■ What the exercise asks
Beneath this task is a listing; retype all of it exactly.

■ Stored data
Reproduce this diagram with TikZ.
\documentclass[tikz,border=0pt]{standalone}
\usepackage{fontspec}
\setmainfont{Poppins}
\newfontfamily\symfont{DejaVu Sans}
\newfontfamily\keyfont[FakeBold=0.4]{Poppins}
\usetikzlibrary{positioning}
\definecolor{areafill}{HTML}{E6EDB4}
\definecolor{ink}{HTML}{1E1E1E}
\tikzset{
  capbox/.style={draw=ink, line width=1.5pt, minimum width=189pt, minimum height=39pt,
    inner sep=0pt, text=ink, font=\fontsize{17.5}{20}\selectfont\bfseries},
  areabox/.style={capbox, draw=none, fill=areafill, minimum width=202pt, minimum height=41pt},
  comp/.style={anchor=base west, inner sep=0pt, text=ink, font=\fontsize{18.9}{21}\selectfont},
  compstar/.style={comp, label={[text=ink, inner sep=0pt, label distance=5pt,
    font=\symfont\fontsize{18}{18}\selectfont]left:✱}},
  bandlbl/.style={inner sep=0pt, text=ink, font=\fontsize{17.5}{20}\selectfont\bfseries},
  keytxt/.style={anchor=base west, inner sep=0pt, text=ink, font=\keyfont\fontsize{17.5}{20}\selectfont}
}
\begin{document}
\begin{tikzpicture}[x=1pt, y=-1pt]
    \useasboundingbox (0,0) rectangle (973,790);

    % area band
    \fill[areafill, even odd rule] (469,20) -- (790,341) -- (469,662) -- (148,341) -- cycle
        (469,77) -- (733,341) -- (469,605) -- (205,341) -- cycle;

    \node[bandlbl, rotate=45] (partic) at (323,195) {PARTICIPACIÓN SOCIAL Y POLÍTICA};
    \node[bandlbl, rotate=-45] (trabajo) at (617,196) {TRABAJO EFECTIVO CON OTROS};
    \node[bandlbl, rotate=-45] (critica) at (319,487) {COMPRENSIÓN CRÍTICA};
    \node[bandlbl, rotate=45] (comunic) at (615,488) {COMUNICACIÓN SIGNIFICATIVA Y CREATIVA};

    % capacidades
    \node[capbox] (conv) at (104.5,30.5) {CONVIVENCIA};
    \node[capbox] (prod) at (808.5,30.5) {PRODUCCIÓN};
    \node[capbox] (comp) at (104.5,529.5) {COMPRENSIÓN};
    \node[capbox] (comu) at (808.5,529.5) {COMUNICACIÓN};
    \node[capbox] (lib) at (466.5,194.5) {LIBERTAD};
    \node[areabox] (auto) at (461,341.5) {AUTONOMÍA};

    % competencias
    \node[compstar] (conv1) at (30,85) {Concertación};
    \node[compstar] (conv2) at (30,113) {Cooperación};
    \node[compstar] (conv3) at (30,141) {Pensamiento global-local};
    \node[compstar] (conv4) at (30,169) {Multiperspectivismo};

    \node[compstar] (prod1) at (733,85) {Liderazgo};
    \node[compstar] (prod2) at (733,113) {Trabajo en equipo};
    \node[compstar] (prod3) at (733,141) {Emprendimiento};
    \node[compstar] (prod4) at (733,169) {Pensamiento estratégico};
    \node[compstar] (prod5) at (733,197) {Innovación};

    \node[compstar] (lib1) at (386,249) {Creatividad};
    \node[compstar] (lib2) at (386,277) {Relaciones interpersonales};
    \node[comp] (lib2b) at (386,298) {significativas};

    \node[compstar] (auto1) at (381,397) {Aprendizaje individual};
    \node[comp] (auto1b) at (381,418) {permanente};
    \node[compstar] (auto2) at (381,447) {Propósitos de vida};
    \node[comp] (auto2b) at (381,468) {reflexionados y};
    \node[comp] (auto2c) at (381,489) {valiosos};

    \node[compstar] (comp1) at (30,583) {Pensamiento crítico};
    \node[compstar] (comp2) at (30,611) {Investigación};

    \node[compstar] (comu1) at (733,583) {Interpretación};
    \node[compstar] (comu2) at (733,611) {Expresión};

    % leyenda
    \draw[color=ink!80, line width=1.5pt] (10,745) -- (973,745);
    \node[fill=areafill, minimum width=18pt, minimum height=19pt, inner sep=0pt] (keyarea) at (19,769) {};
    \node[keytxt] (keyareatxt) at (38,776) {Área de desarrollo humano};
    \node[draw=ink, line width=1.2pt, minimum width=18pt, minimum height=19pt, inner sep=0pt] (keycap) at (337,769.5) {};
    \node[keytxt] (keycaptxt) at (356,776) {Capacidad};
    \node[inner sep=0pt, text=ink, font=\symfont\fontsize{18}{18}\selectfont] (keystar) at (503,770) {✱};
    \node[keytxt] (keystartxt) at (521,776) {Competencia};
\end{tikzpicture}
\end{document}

■ Result of the task
Reproduce this diagram with TikZ.
\documentclass[tikz,border=0pt]{standalone}
\usepackage{fontspec}
\setmainfont{Poppins}
\newfontfamily\symfont{DejaVu Sans}
\newfontfamily\keyfont[FakeBold=0.4]{Poppins}
\usetikzlibrary{positioning}
\definecolor{areafill}{HTML}{E6EDB4}
\definecolor{ink}{HTML}{1E1E1E}
\tikzset{
  capbox/.style={draw=ink, line width=1.5pt, minimum width=189pt, minimum height=39pt,
    inner sep=0pt, text=ink, font=\fontsize{17.5}{20}\selectfont\bfseries},
  areabox/.style={capbox, draw=none, fill=areafill, minimum width=202pt, minimum height=41pt},
  comp/.style={anchor=base west, inner sep=0pt, text=ink, font=\fontsize{18.9}{21}\selectfont},
  compstar/.style={comp, label={[text=ink, inner sep=0pt, label distance=5pt,
    font=\symfont\fontsize{18}{18}\selectfont]left:✱}},
  bandlbl/.style={inner sep=0pt, text=ink, font=\fontsize{17.5}{20}\selectfont\bfseries},
  keytxt/.style={anchor=base west, inner sep=0pt, text=ink, font=\keyfont\fontsize{17.5}{20}\selectfont}
}
\begin{document}
\begin{tikzpicture}[x=1pt, y=-1pt]
    \useasboundingbox (0,0) rectangle (973,790);

    % area band
    \fill[areafill, even odd rule] (469,20) -- (790,341) -- (469,662) -- (148,341) -- cycle
        (469,77) -- (733,341) -- (469,605) -- (205,341) -- cycle;

    \node[bandlbl, rotate=45] (partic) at (323,195) {PARTICIPACIÓN SOCIAL Y POLÍTICA};
    \node[bandlbl, rotate=-45] (trabajo) at (617,196) {TRABAJO EFECTIVO CON OTROS};
    \node[bandlbl, rotate=-45] (critica) at (319,487) {COMPRENSIÓN CRÍTICA};
    \node[bandlbl, rotate=45] (comunic) at (615,488) {COMUNICACIÓN SIGNIFICATIVA Y CREATIVA};

    % capacidades
    \node[capbox] (conv) at (104.5,30.5) {CONVIVENCIA};
    \node[capbox] (prod) at (808.5,30.5) {PRODUCCIÓN};
    \node[capbox] (comp) at (104.5,529.5) {COMPRENSIÓN};
    \node[capbox] (comu) at (808.5,529.5) {COMUNICACIÓN};
    \node[capbox] (lib) at (466.5,194.5) {LIBERTAD};
    \node[areabox] (auto) at (461,341.5) {AUTONOMÍA};

    % competencias
    \node[compstar] (conv1) at (30,85) {Concertación};
    \node[compstar] (conv2) at (30,113) {Cooperación};
    \node[compstar] (conv3) at (30,141) {Pensamiento global-local};
    \node[compstar] (conv4) at (30,169) {Multiperspectivismo};

    \node[compstar] (prod1) at (733,85) {Liderazgo};
    \node[compstar] (prod2) at (733,113) {Trabajo en equipo};
    \node[compstar] (prod3) at (733,141) {Emprendimiento};
    \node[compstar] (prod4) at (733,169) {Pensamiento estratégico};
    \node[compstar] (prod5) at (733,197) {Innovación};

    \node[compstar] (lib1) at (386,249) {Creatividad};
    \node[compstar] (lib2) at (386,277) {Relaciones interpersonales};
    \node[comp] (lib2b) at (386,298) {significativas};

    \node[compstar] (auto1) at (381,397) {Aprendizaje individual};
    \node[comp] (auto1b) at (381,418) {permanente};
    \node[compstar] (auto2) at (381,447) {Propósitos de vida};
    \node[comp] (auto2b) at (381,468) {reflexionados y};
    \node[comp] (auto2c) at (381,489) {valiosos};

    \node[compstar] (comp1) at (30,583) {Pensamiento crítico};
    \node[compstar] (comp2) at (30,611) {Investigación};

    \node[compstar] (comu1) at (733,583) {Interpretación};
    \node[compstar] (comu2) at (733,611) {Expresión};

    % leyenda
    \draw[color=ink!80, line width=1.5pt] (10,745) -- (973,745);
    \node[fill=areafill, minimum width=18pt, minimum height=19pt, inner sep=0pt] (keyarea) at (19,769) {};
    \node[keytxt] (keyareatxt) at (38,776) {Área de desarrollo humano};
    \node[draw=ink, line width=1.2pt, minimum width=18pt, minimum height=19pt, inner sep=0pt] (keycap) at (337,769.5) {};
    \node[keytxt] (keycaptxt) at (356,776) {Capacidad};
    \node[inner sep=0pt, text=ink, font=\symfont\fontsize{18}{18}\selectfont] (keystar) at (503,770) {✱};
    \node[keytxt] (keystartxt) at (521,776) {Competencia};
\end{tikzpicture}
\end{document}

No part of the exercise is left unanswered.